History
- Refit: In 1954 as a Brigantine
- Fate: Sunk in a white squall, 125 mi (201 km) west of the Dry Tortugas in 1961

General characteristics
- Tonnage: 93 GRT
- Length: 82.8 ft (25.2 m)
- Beam: 20.8 ft (6.3 m)
- Draft: 9.8 ft (3.0 m)
- Propulsion: 1 screw
- Complement: 19

= Albatross (1920 schooner) =

1920 sailing ship famous for sinking

Albatross, originally named Albatros, later Alk, was a sailing ship that became famous when she sank in 1961 with a group of American teenagers on board. The events were the basis for 1996 film White Squall.

== Early history ==

The Albatross was built as Albatros, a schooner, at the state shipyard (Rijkswerf) in Amsterdam, Netherlands, in 1920, to serve as a pilot boat (named Alk) in the North Sea. The ship spent two decades working the North Sea before being purchased by the German government in 1937. She served as a radio-station ship for submarines during the Second World War. In 1949, Royal Rotterdam Lloyd bought her for use as a training ship for future officers of their company (Dutch merchant marine). The fact that she was small made her ideal for this kind of work, and the dozen trainees could receive personal attention from the six or so professional crew. While under Dutch ownership, she sailed the North Sea extensively, with occasional voyages as far as Spain and Portugal.
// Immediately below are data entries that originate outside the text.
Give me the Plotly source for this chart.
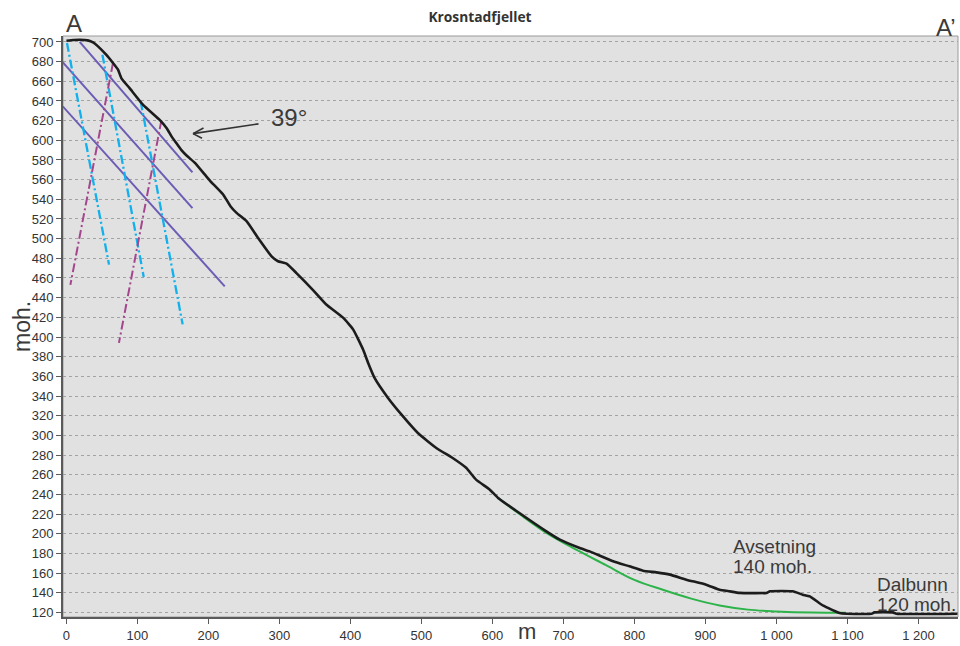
import plotly.graph_objects as go

# Terrain profile A - A' (distance in m, elevation in moh.)
profile_x = [0, 10, 19, 30, 37.5, 44.5, 56, 65.6, 72.7, 77.5, 89, 108, 131, 141, 148,
             155, 162, 170, 181, 197, 203, 221, 231, 240, 254, 270, 289, 298, 310, 324,
             347, 366, 390, 404, 418, 425, 434, 453, 472, 495, 521, 544, 563, 577, 596,
             608, 638, 676, 695, 723, 737, 770, 793, 812, 831, 850, 873, 901, 920, 934,
             948, 986, 991, 1023, 1037, 1047, 1066, 1089, 1099, 1134, 1138, 1164, 1169, 1255]
profile_y = [701.3, 702, 702.3, 701.6, 699.6, 695.5, 687, 678.6, 671.8, 663, 653, 636, 621, 612.5, 604,
             597, 590, 584, 577, 563.3, 558.3, 544.7, 533, 526, 517.6, 500.7, 482, 477, 474.6, 465,
             448, 433, 419.4, 407.5, 387, 373.6, 358.4, 338, 321, 302.4, 287.2, 277, 267, 255, 245,
             236.4, 221, 202.4, 194, 185.5, 182, 172, 166.8, 162.4, 160.7, 158.4, 153.3, 148.2, 143, 141.4,
             139.8, 139.8, 141.4, 141.4, 138, 136.3, 126.8, 119.3, 118.6, 118.6, 120, 120, 118.6, 118.6]

# Fitted run-out curve towards the valley floor
runout_x = [608, 640, 680, 720, 760, 800, 840, 880, 920, 960, 1000, 1050, 1098]
runout_y = [236.4, 219, 199, 183, 168, 153, 143, 134, 127, 122.8, 121, 119.8, 119.5]

# 39 degree reference lines (solid)
slope_x = [[18.7, 177.5], [-5.6, 177.5], [-7, 223]]
slope_y = [[700, 567.4], [679.7, 531], [636, 451.5]]

# Joint sets, steep (dash-dot, cyan)
joint_a_x = [[0.8, 60], [50.7, 108.9], [104.6, 163.7]]
joint_a_y = [[699, 473.6], [687, 461], [639.6, 412.8]]

# Joint sets, dipping into slope (dash-dot, magenta)
joint_b_x = [[65.6, 5.6], [133.8, 74]]
joint_b_y = [[678.6, 453], [620.3, 394]]

y_ticks = [120, 140, 160, 180, 200, 220, 240, 260, 280, 300, 320, 340, 360, 380, 400,
           420, 440, 460, 480, 500, 520, 540, 560, 580, 600, 620, 640, 660, 680, 700]
x_ticks = [0, 100, 200, 300, 400, 500, 600, 700, 800, 900, 1000, 1100, 1200]
x_labels = ["0", "100", "200", "300", "400", "500", "600", "700", "800", "900",
            "1 000", "1 100", "1 200"]

W, H = 960, 646
L, R, T, B = 63, 2, 36, 29
PW, PH = W - L - R, H - T - B

fig = go.Figure()

for xs, ys in zip(slope_x, slope_y):
    fig.add_trace(go.Scatter(x=xs, y=ys, mode="lines",
                             line=dict(color="#6c5cb4", width=2), hoverinfo="skip"))
for xs, ys in zip(joint_a_x, joint_a_y):
    fig.add_trace(go.Scatter(x=xs, y=ys, mode="lines",
                             line=dict(color="#12b0ec", width=2.3, dash="9px,3px,2px,3px"),
                             hoverinfo="skip"))
for xs, ys in zip(joint_b_x, joint_b_y):
    fig.add_trace(go.Scatter(x=xs, y=ys, mode="lines",
                             line=dict(color="#a4468e", width=2, dash="9px,3px,2px,3px"),
                             hoverinfo="skip"))

fig.add_trace(go.Scatter(x=runout_x, y=runout_y, mode="lines",
                         line=dict(color="#2db34a", width=2, shape="spline"), hoverinfo="skip"))
fig.add_trace(go.Scatter(x=profile_x, y=profile_y, mode="lines",
                         line=dict(color="#1c1c1c", width=2.6, shape="spline", smoothing=0.4),
                         hoverinfo="skip"))


def px(x):
    return (x - L) / PW


def py(y):
    return (H - B - y) / PH


text_color = "#3a3a3a"
annotations = [
    dict(text="A", x=px(64), y=py(23), xanchor="left", yanchor="middle",
         font=dict(size=24, color=text_color)),
    dict(text="A\u2019", x=px(934), y=py(28), xanchor="left", yanchor="middle",
         font=dict(size=24, color=text_color)),
    dict(text="39°", x=px(269), y=py(117), xanchor="left", yanchor="middle",
         font=dict(size=24, color=text_color)),
    dict(text="moh.", x=px(22), y=py(327), xanchor="center", yanchor="middle",
         textangle=-90, font=dict(size=23, color=text_color)),
    dict(text="m", x=px(527), y=py(646), xanchor="center", yanchor="bottom",
         font=dict(size=22, color=text_color)),
    dict(text="Avsetning", x=px(731), y=py(546), xanchor="left", yanchor="middle",
         font=dict(size=19, color=text_color)),
    dict(text="140 moh.", x=px(731), y=py(566), xanchor="left", yanchor="middle",
         font=dict(size=19, color=text_color)),
    dict(text="Dalbunn", x=px(875), y=py(584), xanchor="left", yanchor="middle",
         font=dict(size=19, color=text_color)),
    dict(text="120 moh.", x=px(875), y=py(604), xanchor="left", yanchor="middle",
         font=dict(size=19, color=text_color)),
]
for a in annotations:
    a.update(xref="paper", yref="paper", showarrow=False,
             font=dict(family="Liberation Sans, Arial, sans-serif", **a["font"]))

# Arrow pointing at the 39 degree slope: shaft plus two open head wings
head_x, head_y = 178.3, 606.8
for ax, ay in [(67, -10), (12, -6.5), (10.5, 5.5)]:
    annotations.append(dict(x=head_x, y=head_y, xref="x", yref="y", text="",
                            showarrow=True, arrowhead=0, arrowwidth=1.6,
                            arrowcolor="#333333", ax=ax, ay=ay, axref="pixel", ayref="pixel"))

fig.update_layout(
    width=W, height=H, autosize=False,
    margin=dict(l=L, r=R, t=T, b=B, pad=0),
    paper_bgcolor="white", plot_bgcolor="#e1e1e1",
    showlegend=False,
    title=dict(text="<b>Krosntadfjellet</b>", x=0.5, xref="container",
               y=1 - 17 / H, yref="container", xanchor="center", yanchor="middle",
               font=dict(family="Open Sans, sans-serif", size=13.8, color="#333333")),
    font=dict(family="Liberation Sans, Arial, sans-serif", size=13, color="#333333"),
    annotations=annotations,
    shapes=[dict(type="rect", xref="paper", yref="paper", x0=0, x1=1, y0=0, y1=1,
                 line=dict(color="#9a9a9a", width=1), layer="below")],
)

fig.update_xaxes(
    range=[-4.8, -4.8 + PW / 0.71],
    tickvals=x_ticks, ticktext=x_labels,
    showgrid=False, zeroline=False,
    showline=True, linecolor="#5a5a5a", linewidth=2,
    ticks="outside", ticklen=5, tickwidth=1, tickcolor="#5a5a5a",
    tickfont=dict(size=13, color="#333333"),
)
fig.update_yaxes(
    range=[115.3, 115.3 + PH / 0.9835],
    tickvals=y_ticks,
    showgrid=True, gridcolor="#a3a3a3", griddash="dot", gridwidth=1,
    zeroline=False,
    showline=True, linecolor="#5a5a5a", linewidth=2,
    ticks="outside", ticklen=5, tickwidth=1, tickcolor="#5a5a5a",
    tickfont=dict(size=13, color="#333333"),
)

fig.write_html("out.html")
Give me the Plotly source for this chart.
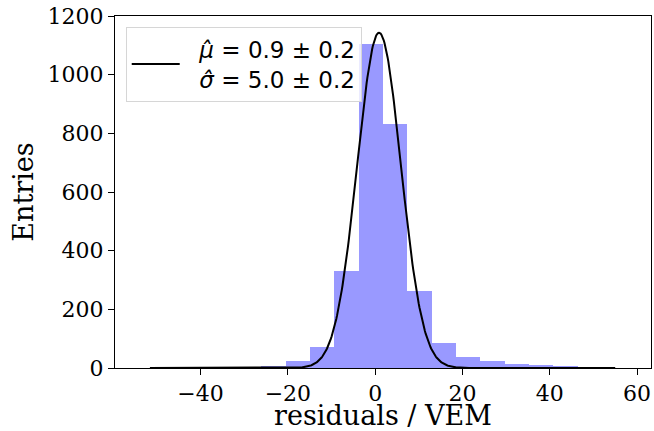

The American aviator, filmmaker and novelist Ernest K. Gann purchased the Albatros in 1954, re-rigged her as a brigantine, and she cruised the Pacific for three years. According to Charles Gieg (The Last Voyage of the Albatros), the Albatros survived a tsunami in Hawaii during this time. She was also used in the 1958 film Twilight for the Gods (starring Rock Hudson and Arthur Kennedy), whose script and the underlying novel by the same title were written by the Albatros owner Gann.

== Albatross at the "Ocean Academy" and loss ==

In 1959, Christopher B. Sheldon's Ocean Academy, Ltd., of Darien, Connecticut, acquired the ship to use for trips combining preparatory college classes and sail training. Over the next three years, Christopher B. Sheldon, Ph.D., and his wife, Alice Strahan Sheldon, M.D., ran programs for up to fourteen students in the Caribbean and Eastern Pacific Ocean.

From fall 1960 to spring 1961, a crew of four instructors (including the Sheldons), a cook, George Ptacnik, and 13 students sailed the Albatross from the Bahamas through the Caribbean to the Galápagos Islands and back to the Caribbean; a fourteenth student had been on the ship for the first part of the voyage, but had left in Balboa, Panama. At the beginning of May, the Albatross was en route from Progreso, Mexico, to Nassau, the Bahamas. On 1 May, skipper Sheldon decided that they would make a stop at one of the Florida Keys to refuel.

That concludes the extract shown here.